The search box at the top center of the page has a dropdown list to get you started. Once you have found the category you are interested in watch the listings for a couple of weeks. Watch the prices and get a feel for how coins are offered and what the terms are for shipping. Some listings will offer you everything from one coin to bags and boxes of them. You may find complete collections, and you may find that one specific coin you have been looking for.
Before you begin bidding you should read the eBay help section of how the service works. It fully explains how to bid, retracting a bid, automatic bidding, buy it now options, reserves, and second chance offers. I can't cover everything you should know in the article, so I recommend you read these "help" articles.
Here are some rules I follow when buying:
- Ignore all "hype" about the item. Words like "Rare", "special", "one of a kind."
- Don't believe everything that the seller says. Most sellers are very honest, but some aren't.
- If it is too good to be true then it probably is. There are few bargains to be had.
- Think: "If you were buying the coin at a coin store, what would you pay for it?"
- Think: "Is the shipping realistic?" A single coin can be sent for a single first-class stamp. Look at what service you are getting for your shipping and handling. Is it worth the cost?
- Look at the seller's ratings. Look at how many feedback scores they have. A new seller of an expensive item needs to be looked at closely.
- Look at the terms the seller offers. Do they take returns? What is required to return an item? How often do they ship?
- Decide what you are willing to pay including the cost of shipping and bid that amount, then leave it alone. Avoid a bidding war. If you are willing to spend $10.00, bid that and walk away. Automatic bidding will bid for you until you reach the $10.00. The way eBay automatic bidding works is that eBay will automatically increase your bid until you reach your maximum bid. So if the beginning bid is 99 cents and you bid $10.00, your initial bid is 99 cents. If another bidder then bids $2.00, your bid will increase the minimum to $2.50. If additional bids are made yours will increase until it reaches $10.00. If another bidder offers $10.50 they will win.
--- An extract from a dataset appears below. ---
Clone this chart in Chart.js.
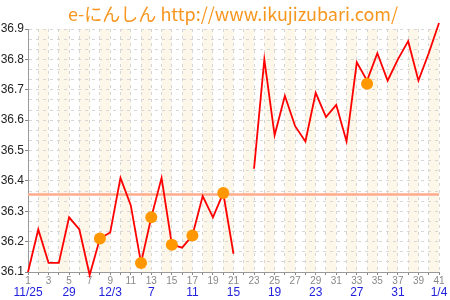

- When you first find a coin you like, then click on "watch", which will let you watch the auction to see if others are interested in the coin. Bid as late in the auction as you can. If the coin is offered for 7 days, watch until the last day and then place a bid. Watching lets you gauge the interest in the coin and how much it may sell for.
- Be certain the item is what it is stated to be. Counterfeit coins are being sold on eBay.